Date published: October 13, 2010

For over a year now, Warsaw has witnessed the birth and growth of the new North Bridge, an important causeway that is to connect the city's north-south route with the eastern by-pass highway. CEMEX in Poland, as the concrete provider for the bridge, has been closely monitoring the process to make sure top quality results are obtained.

The pillars and steel structure on the support P60

The pillars and steel structure on the support P60

Construction through the most severe winter in years followed by an overly rainy spring, required CEMEX to go the extra mile to make sure the project stayed on schedule after a winter stoppage on a flooded construction site.

When finished in late 2011, the bridge will be close to 800 meters long and stand over 9 meters above the Vistula River. It will carry two separate roads and a causeway for pedestrians, cyclists, and trams atop shared foundations and piles with separate pillars. Two of these supports-P40 and P50-stand right on the river, making their construction method different from that of other supports.

For support P40, the complexity of the soil required divers to go in and prepare the ground. P50 was initially easier to manage. Right when things looked to be running along, though, a hard winter hit, and ice floats accumulating in the river pushed construction to a stop.

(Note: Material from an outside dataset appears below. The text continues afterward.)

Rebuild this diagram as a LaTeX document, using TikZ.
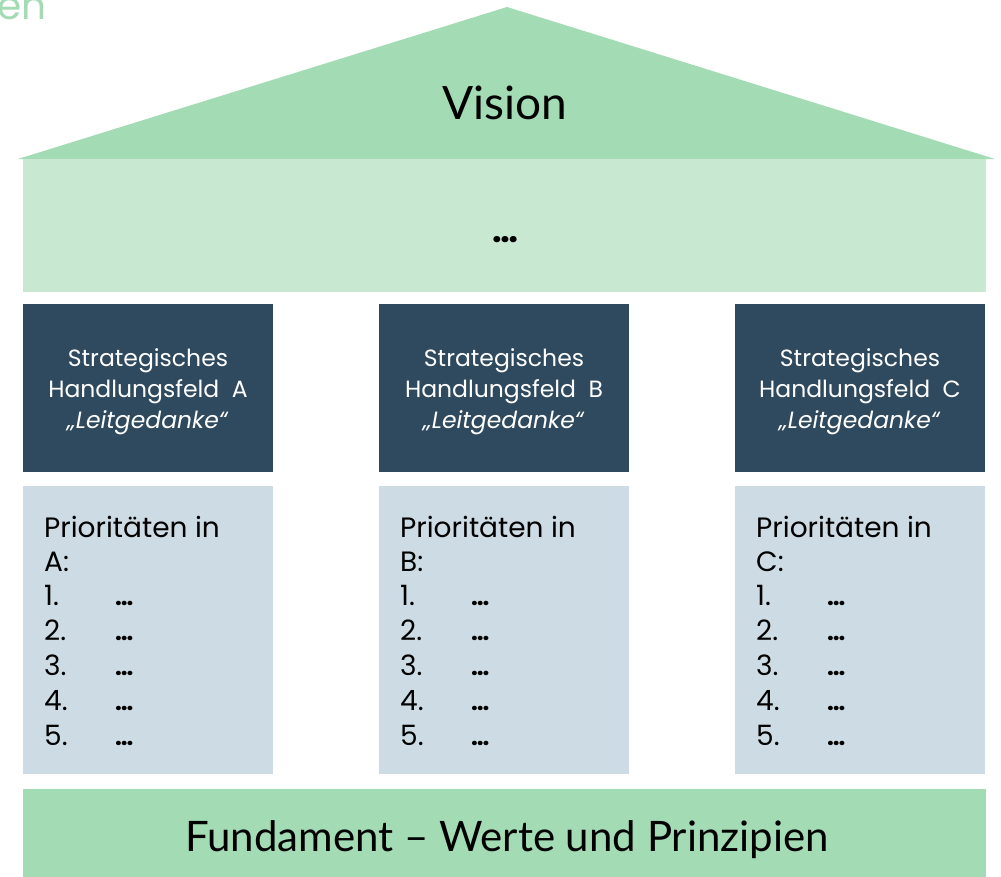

Along came May, and with it the construction gathered momentum. In less than two weeks, nearly 500 tons of steel reinforcement were already in place. But, four days later a flood wave hit the region, resulting in the flooding of the chamber in which the P50 support was being constructed. When the water finally subsided, it had carried with it several tons of sand and caused corrosion bubbles in the not-yet-finished reinforcement. What was built had to be cut in pieces, removed, and the steel placing operation began again.

All of this never set CEMEX back. By the end of July, construction was back on track, keeping to the schedule.

Placing concrete for support P50

Placing concrete for support P50

An important concrete pour was about to begin when a new flood alert was issued. CEMEX reacted right away. The operation was pushed forward to begin 24 hours earlier and a technique was designed to quicken the concrete-mix placing process.

A third concrete plant was put into play-when originally only two were to be involved-and a third concrete pump was added as well. With the use of careful planning, several special concrete mixes with added retardant were created and then placed in layers in order to complete the pour before the water came in. The first three concrete layers had a 21-hour delay for initial setting time, followed by three layers with a 13-hour delay; the seventh layer delayed 9-hours to begin setting and the last two had no retarding admixture in them. This complex operation allowed all the poured concrete to begin setting at the same time.

Another challenge was that water was soon to come in and surround the structure, quickly cooling its outside and very probably causing fissures. Therefore, CEMEX technologists decided to use metallurgical cement, a rare choice for bridge construction that resulted in a flawless structure.

Due to the Polish CEMEX team and their quick response, careful planning, and quality control, 2,543 cubic meters of concrete mix were placed over a period of 37 hours. And when the new flood wave came in two days later, support P50 firmly stood its ground against the currents, ready for the project's next stage.